A few weeks ago, for example, as the GOP’s presidential ticket peddled ugly and dangerous lies about Springfield, Ohio, Republican vice presidential nominee JD Vance was reminded that the Haitian immigrants in question are not, in reality, “illegals.” The Ohio senator replied that because he disagreed with the existing legal process, “I’m still going to call them an illegal alien.”
In other words, American laws are all fine and good, but as far as the senator was concerned, a Trump/Vance administration would be free to decide who is and is not in the country legally. Vance didn’t express hostility toward the rule of law, so much as he expressed indifference.

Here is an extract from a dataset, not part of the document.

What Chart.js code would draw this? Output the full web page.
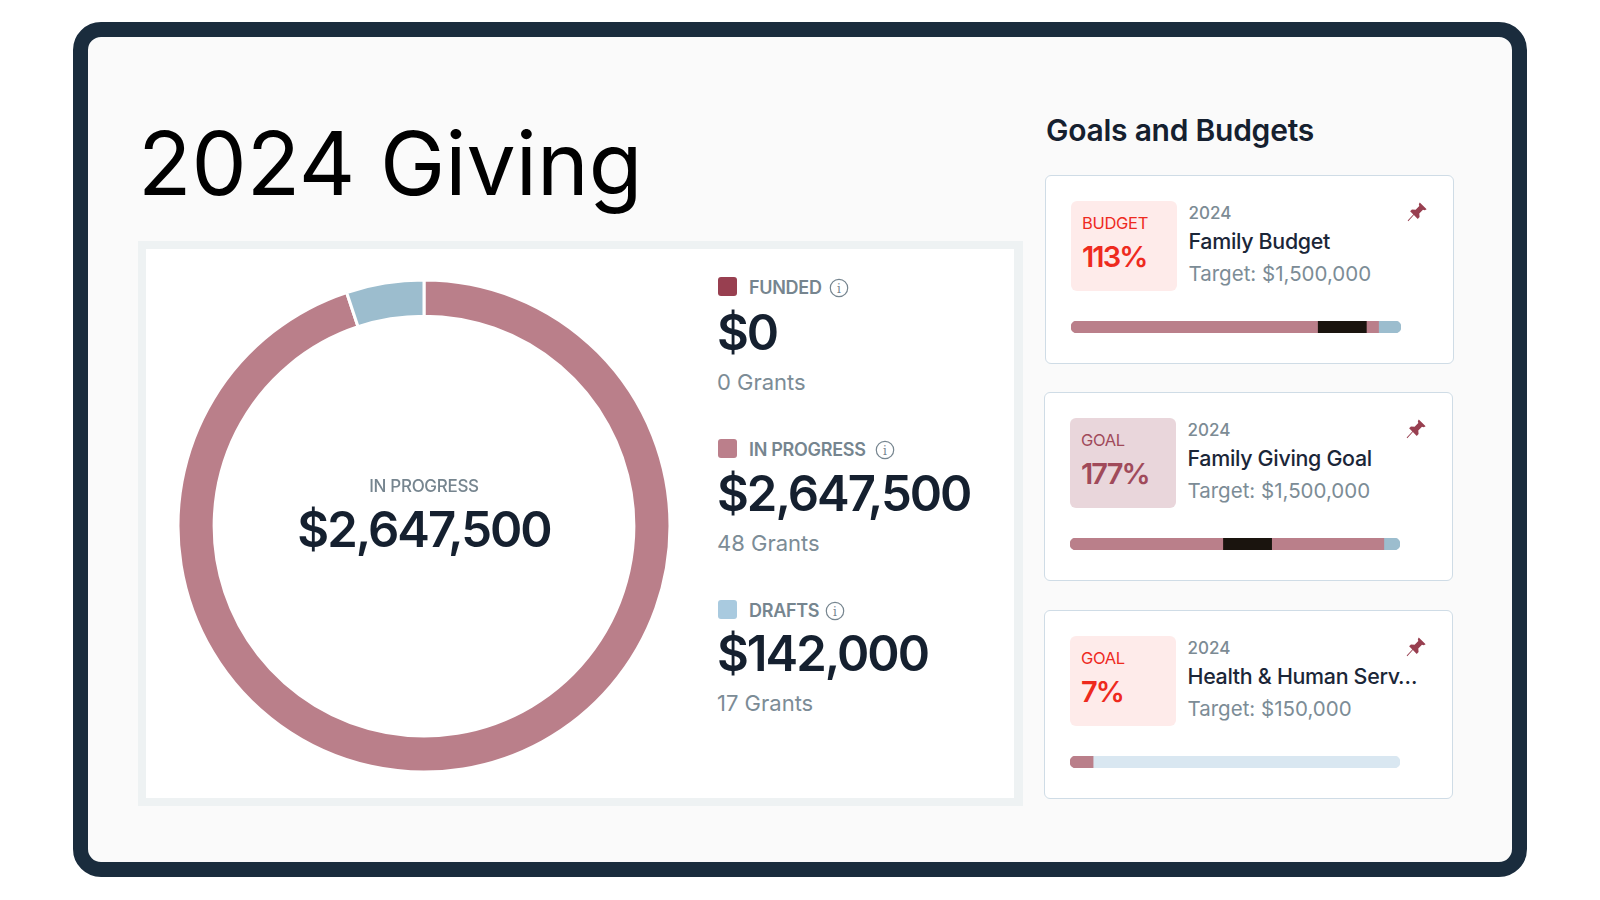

Three weeks later, his running mate said effectively the same thing. As Rolling Stone summarized:
Donald Trump threw logic out the window on Tuesday. During an interview with Newsmax, the former president claimed that Haitian migrants in Springfield, Ohio — who haven been given Temporary Protected Status and are in the U.S. legally — are ‘illegal immigrants as far as I’m concerned.’
In the former president’s latest Newsmax interview, he seemed to briefly acknowledge that the Haitian immigrants in Springfield are not undocumented, shortly before concluding that he considers them “illegal immigrants” anyway — because he says so.